Положение Германии стало ухудшаться после того, как Шестая армия потерпела поражение под Сталинградом, и началось ее мучительное падение. В течение последнего года войны она терпела дополнительные военные поражения, подвергала бомбардировкам свои города и жителей. Материальное и психическое состояние Германии в последний год войны достигло нового минимума. Летом 1944 года немецкая армия понесла тяжелые потери: С июня по октябрь в боях пало 1 082 197 солдат (в среднем 7 200 солдат каждый день); около 1,4 миллиона немецких солдат пало в боях с января 1945 года до окончания войны в мае. (Около 450 000 солдат погибли только в январе 1945 года. Более 370 000 погибли в последние пять недель войны).[299]

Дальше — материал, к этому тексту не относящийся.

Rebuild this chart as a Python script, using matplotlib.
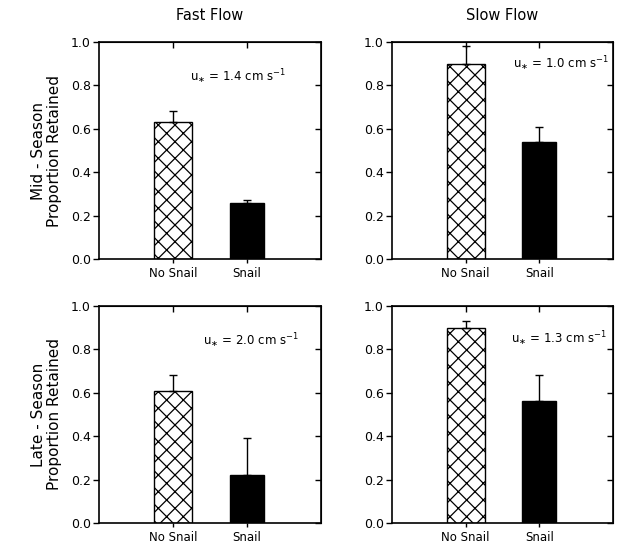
import matplotlib
matplotlib.use("Agg")
import matplotlib.pyplot as plt

categories = ["No Snail", "Snail"]
col_titles = ["Fast Flow", "Slow Flow"]
row_labels = ["Mid - Season\nProportion Retained", "Late - Season\nProportion Retained"]
# [row][col] -> values
means = {
    (0, 0): [0.63, 0.26],
    (0, 1): [0.90, 0.54],
    (1, 0): [0.61, 0.22],
    (1, 1): [0.90, 0.56],
}
err_up = {
    (0, 0): [0.05, 0.01],
    (0, 1): [0.08, 0.07],
    (1, 0): [0.07, 0.17],
    (1, 1): [0.03, 0.12],
}
ustar = {
    (0, 0): "1.4",
    (0, 1): "1.0",
    (1, 0): "2.0",
    (1, 1): "1.3",
}
yticks = [0.0, 0.2, 0.4, 0.6, 0.8, 1.0]

plt.rcParams['font.family'] = ['DejaVu Sans']
plt.rcParams['hatch.linewidth'] = 0.9

W, H = 618, 545
fig = plt.figure(figsize=(W / 100, H / 100), dpi=100)

boxes = {
    (0, 0): (99, 42, 321, 259),
    (0, 1): (392, 42, 613, 259),
    (1, 0): (99, 306, 321, 523),
    (1, 1): (392, 306, 613, 523),
}
text_pos = {
    (0, 0): (0.84, 0.84),
    (0, 1): (0.98, 0.90),
    (1, 0): (0.90, 0.84),
    (1, 1): (0.97, 0.85),
}

for (r, c), (x0, y0, x1, y1) in boxes.items():
    ax = fig.add_axes([x0 / W, 1 - y1 / H, (x1 - x0) / W, (y1 - y0) / H])
    pos = [1, 2]
    vals = means[(r, c)]
    ax.bar(pos[0], vals[0], width=0.52, color="white", edgecolor="black",
           hatch="xx", linewidth=1.0, zorder=2)
    ax.bar(pos[1], vals[1], width=0.46, color="black", edgecolor="black",
           linewidth=1.0, zorder=2)
    ax.errorbar(pos, vals, yerr=[[0, 0], err_up[(r, c)]], fmt="none",
                ecolor="black", elinewidth=1.0, capsize=3, capthick=1.0, zorder=3)
    ax.set_xlim(0, 3)
    ax.set_ylim(0, 1.0)
    ax.set_yticks(yticks)
    ax.set_yticklabels([f"{t:.1f}" for t in yticks], fontsize=9)
    ax.set_xticks(pos)
    ax.set_xticklabels(categories, fontsize=8.5)
    ax.tick_params(axis="y", direction="out", length=4, width=1, pad=2)
    ax.tick_params(axis="x", direction="out", length=3, width=1, pad=3)
    for sp in ax.spines.values():
        sp.set_linewidth(1.2)
    ax2 = ax.secondary_yaxis("right")
    ax2.set_yticks(yticks)
    ax2.set_yticklabels([])
    ax2.tick_params(direction="in", length=4, width=1)
    ax3 = ax.secondary_xaxis("top")
    ax3.set_xticks(pos)
    ax3.set_xticklabels([])
    ax3.tick_params(direction="in", length=4, width=1)
    tx, ty = text_pos[(r, c)]
    ax.text(tx, ty,
            r"u$_{\ast}$ = " + ustar[(r, c)] + r" cm s$^{-1}$",
            transform=ax.transAxes, ha="right", va="center", fontsize=8.5)
    if c == 0:
        ax.set_ylabel(row_labels[r], fontsize=11, labelpad=6, linespacing=1.1)
    if r == 0:
        ax.set_title(col_titles[c], fontsize=10.5, pad=16)

fig.savefig("out.png", dpi=100)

Поражение под Сталинградом стало военной и психологической низшей точкой войны, после которой «миф о Гитлере» начал разрушаться. Однако отчеты СД показали, что даже во время боевых действий только треть немецкого населения была готова признать, что война проиграна. Остальные немцы до самого конца не допускали даже мысли о том, чтобы отказаться от борьбы. Для них Гитлер оставался символом надежды и стойкости.
* * *
Некоторые считают, что истоки любого рационального подхода к систематическому уничтожению евреев во время Холокоста следует искать в военных планах Гитлера, которые изменились после быстрой победы Германии над Францией летом 1940 года. Эта победа, в результате которой Гитлер стал «верховным главнокомандующим» и «архитектором победы» со своей стратегией блицкрига, является ключом к пониманию его конечных целей. Победа усилила веру нацистского руководства в вермахт, представленный как непобедимая армия, и эта вера повлияла на решение о продолжении войны и достижении следующей цели — завоевания СССР. Гитлер сам отвечал за военное планирование и требовал быстрого и жестокого решения проблемы Германии Lebensraum, «жизненного пространства», которое утвердило бы ее в качестве величайшей европейской державы.